Graph Courtesy of Stephen Wellman's Blog Article

I saw a headline earlier today that stated Treasury Secretary Geithner announced the US was tap dancing up against the national debt ceiling at $14.3 trillion.

I had trouble getting my head around how the government would continue to spend more than our hard earned tax dollars without issuing treasury debt, then the UK’s Daily Telegraph reported that the Treasury Secretary had taken the lead of the State of Illinois’ Three Card Monty Economics. I’m not picking on the Treasury Secretary here; the Congress, by not coming to an agreement, kind of forced his hand. But the similarities to this state’s acts frightens me.

Illinois has a history of not funding its pensions when it needs extra cash to spend, and the Treasury Secretary announced today that he is suspending payments into the Civil Service Pension Fund to free up $150 billion of borrowing power.

The Washington Post reports that this will buy the Congress a couple of months extra time to negotiate a solution, but that the government will likely default on its debt on August 2nd if the ceiling isn’t raised.

Income Tax Revenues By Year

If you look at the above graph of Income Tax Revenues by year, you can see the impact of the two recessions and how revenues grow as the recessions end.

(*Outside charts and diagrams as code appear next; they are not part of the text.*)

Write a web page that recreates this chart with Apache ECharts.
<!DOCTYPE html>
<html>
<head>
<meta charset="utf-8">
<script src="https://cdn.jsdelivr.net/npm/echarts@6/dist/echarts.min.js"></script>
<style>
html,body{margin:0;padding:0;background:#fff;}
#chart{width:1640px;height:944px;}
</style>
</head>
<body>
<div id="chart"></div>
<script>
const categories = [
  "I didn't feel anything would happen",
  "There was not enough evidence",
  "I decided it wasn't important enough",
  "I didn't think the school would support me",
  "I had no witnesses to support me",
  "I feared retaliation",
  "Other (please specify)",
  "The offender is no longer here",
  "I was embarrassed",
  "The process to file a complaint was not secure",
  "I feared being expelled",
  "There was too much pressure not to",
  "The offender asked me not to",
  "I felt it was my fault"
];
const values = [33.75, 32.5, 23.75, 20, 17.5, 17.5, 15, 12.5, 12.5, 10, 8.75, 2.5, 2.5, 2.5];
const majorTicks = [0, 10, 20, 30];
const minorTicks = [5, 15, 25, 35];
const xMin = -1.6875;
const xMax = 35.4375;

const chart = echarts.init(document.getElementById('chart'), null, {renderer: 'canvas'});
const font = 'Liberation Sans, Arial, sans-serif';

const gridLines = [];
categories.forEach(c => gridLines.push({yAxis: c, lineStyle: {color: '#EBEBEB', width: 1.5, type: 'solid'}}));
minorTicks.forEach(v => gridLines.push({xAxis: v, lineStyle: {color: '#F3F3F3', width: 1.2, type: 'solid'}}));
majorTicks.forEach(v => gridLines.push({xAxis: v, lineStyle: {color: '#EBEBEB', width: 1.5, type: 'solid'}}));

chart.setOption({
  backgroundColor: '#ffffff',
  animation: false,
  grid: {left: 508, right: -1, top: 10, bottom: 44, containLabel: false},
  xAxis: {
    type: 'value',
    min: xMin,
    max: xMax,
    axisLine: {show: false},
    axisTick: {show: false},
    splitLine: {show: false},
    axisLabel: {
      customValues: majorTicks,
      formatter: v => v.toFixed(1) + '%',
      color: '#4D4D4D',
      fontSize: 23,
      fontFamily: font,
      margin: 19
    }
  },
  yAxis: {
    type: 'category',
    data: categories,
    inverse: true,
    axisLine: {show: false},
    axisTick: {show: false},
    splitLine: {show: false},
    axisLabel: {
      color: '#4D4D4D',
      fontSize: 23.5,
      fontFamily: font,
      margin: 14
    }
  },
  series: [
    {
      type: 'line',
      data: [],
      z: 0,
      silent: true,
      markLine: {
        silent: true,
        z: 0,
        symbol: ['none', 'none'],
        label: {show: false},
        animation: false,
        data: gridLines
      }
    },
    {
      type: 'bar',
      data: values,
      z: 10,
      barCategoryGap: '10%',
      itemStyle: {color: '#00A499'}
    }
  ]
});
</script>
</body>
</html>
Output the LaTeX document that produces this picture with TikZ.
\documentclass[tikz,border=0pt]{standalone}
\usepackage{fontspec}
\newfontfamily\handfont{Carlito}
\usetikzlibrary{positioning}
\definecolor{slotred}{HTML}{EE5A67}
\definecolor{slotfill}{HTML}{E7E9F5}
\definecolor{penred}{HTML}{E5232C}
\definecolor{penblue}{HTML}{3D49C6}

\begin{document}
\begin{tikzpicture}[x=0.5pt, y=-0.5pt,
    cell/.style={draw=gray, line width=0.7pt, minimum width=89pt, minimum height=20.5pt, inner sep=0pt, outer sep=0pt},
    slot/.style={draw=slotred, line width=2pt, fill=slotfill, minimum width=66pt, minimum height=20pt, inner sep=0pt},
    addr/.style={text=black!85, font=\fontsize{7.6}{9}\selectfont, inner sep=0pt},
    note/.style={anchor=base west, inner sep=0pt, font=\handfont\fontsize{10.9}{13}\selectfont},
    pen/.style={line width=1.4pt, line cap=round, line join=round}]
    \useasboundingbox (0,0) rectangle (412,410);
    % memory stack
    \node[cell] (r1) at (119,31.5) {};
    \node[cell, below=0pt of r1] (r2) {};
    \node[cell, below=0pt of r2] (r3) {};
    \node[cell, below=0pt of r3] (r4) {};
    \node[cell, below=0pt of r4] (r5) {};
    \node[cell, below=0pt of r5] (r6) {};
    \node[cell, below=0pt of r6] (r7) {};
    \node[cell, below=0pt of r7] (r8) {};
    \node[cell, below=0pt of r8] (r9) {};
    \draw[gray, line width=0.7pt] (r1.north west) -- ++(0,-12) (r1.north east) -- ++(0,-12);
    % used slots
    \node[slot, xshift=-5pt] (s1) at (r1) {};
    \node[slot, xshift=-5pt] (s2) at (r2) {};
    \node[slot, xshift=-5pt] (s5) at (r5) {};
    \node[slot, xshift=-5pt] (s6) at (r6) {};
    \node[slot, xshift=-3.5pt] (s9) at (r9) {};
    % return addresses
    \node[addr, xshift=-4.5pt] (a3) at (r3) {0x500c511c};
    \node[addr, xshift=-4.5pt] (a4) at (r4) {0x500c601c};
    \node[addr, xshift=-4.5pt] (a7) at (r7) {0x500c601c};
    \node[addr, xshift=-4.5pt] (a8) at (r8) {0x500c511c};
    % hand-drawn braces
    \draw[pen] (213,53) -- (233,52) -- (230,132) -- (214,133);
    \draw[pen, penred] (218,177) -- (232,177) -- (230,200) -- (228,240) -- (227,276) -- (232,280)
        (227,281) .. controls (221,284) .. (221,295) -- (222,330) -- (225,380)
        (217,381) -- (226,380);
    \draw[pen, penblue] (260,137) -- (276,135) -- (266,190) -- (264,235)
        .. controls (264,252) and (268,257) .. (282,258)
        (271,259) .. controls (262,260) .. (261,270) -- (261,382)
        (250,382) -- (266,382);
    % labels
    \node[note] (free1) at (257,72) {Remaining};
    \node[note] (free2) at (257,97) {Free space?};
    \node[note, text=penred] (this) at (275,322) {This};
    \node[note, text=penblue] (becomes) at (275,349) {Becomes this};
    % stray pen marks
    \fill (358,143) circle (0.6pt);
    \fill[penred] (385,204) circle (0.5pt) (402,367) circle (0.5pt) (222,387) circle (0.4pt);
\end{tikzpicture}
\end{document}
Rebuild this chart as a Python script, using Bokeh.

Deficit spending during a recession is normal policy for a government, and it adds to the national debt. However, when the recession ends, that debt should be paid off – unfortunately, our receipts are always less than our expenses in good times and bad, other than the Clinton/Gingrich budgets of the late 90’s that took advantage of the Peace Dividend from ending the Cold War.

The current selloff in commodities and other contra-dollar investments is only temporary. We have a near-term rally in the dollar but ultimately our government needs a weaker dollar in order to pay back today debt with devalued currency.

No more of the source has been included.